Ontario drivers pay the most for auto insurance: Auditor General

Fraud cost the industry $1.3 billion in Ontario.

Ontario drivers are paying more for auto insurance than other Canadians motorists. This is in part because the average cost of accident injury claims is five times greater than in other provinces, according to Auditor General, Jim McCarter.

McCarter says auto insurance fraud cost the industry about $1.3 billion a year in Ontario, and the province “does not have significant measures in place to combat fraud,” McCarter warned in his annual report, which sums up value-for-money audits done on a range of selected ministries and agencies each year.

“From 2005 to 2010, the total cost of injury claims rose 150% even though the number of injury claims in the same period increased only 30%,” wrote McCarter.

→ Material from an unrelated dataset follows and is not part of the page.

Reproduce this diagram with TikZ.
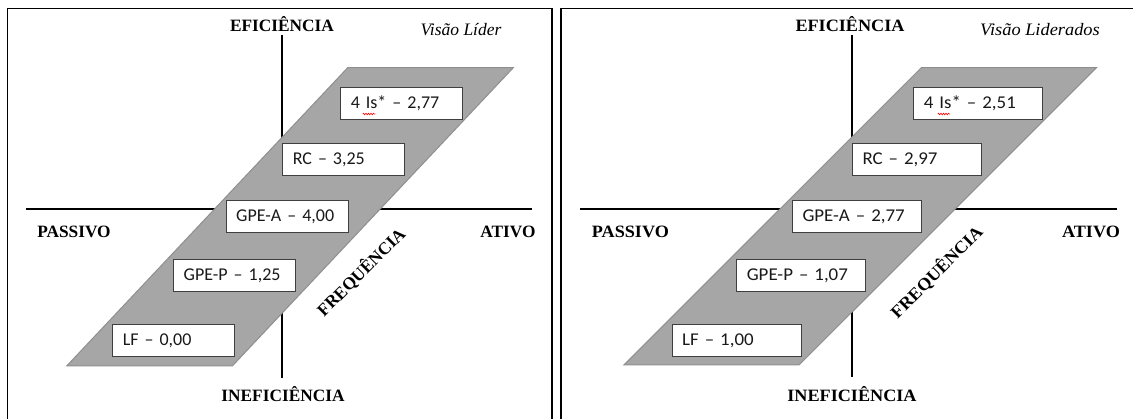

The number of personal injury claims in 2009 was almost 75,000, 20% higher than the number of people who reported having been injured in an automobile accident that year.

The number of people killed or injured in auto accidents in Ontario has fallen 25% in the last decade, but McCarter pointed out the government guarantees insurers what is called a “reasonable rate of return” of 12%, which was last adjusted in 1996.

“That profit margin has not been adjusted downward since that time, even though the long-term bond rate has been about 3% for the last couple of years and is projected to remain at a relatively low level for some time,” said McCarter.

“The commission that oversees the auto insurance sector does not know whether insurers are handling claims judiciously and paying out the proper amounts, and it needs better information on the impact of fraud on claim costs.”

IBC agrees with Auditor General

Meanwhile, Insurance Bureau of Canada (IBC) supports the Auditor General’s report.

“Is it reasonable that accidents are down while claims have increased? It just doesn’t add up. Too many people are using the auto insurance system as a profit-making opportunity,” said Ralph Palumbo, Ontario vice president, IBC. “There is a sophisticated network of service providers who use the auto insurance system for their own self-interest. This problem is especially acute in the Greater TorontoArea.”

Palumbo added, “We are appalled that groups like the Alliance of Community Medical and Rehabilitation Providers and others have pointed a finger of blame at insurance companies when the Auditor General clearly states what we have been saying: Ontario policyholders are paying higher insurance rates because of service providers who over-treating and over-assessing patients for personal gain.”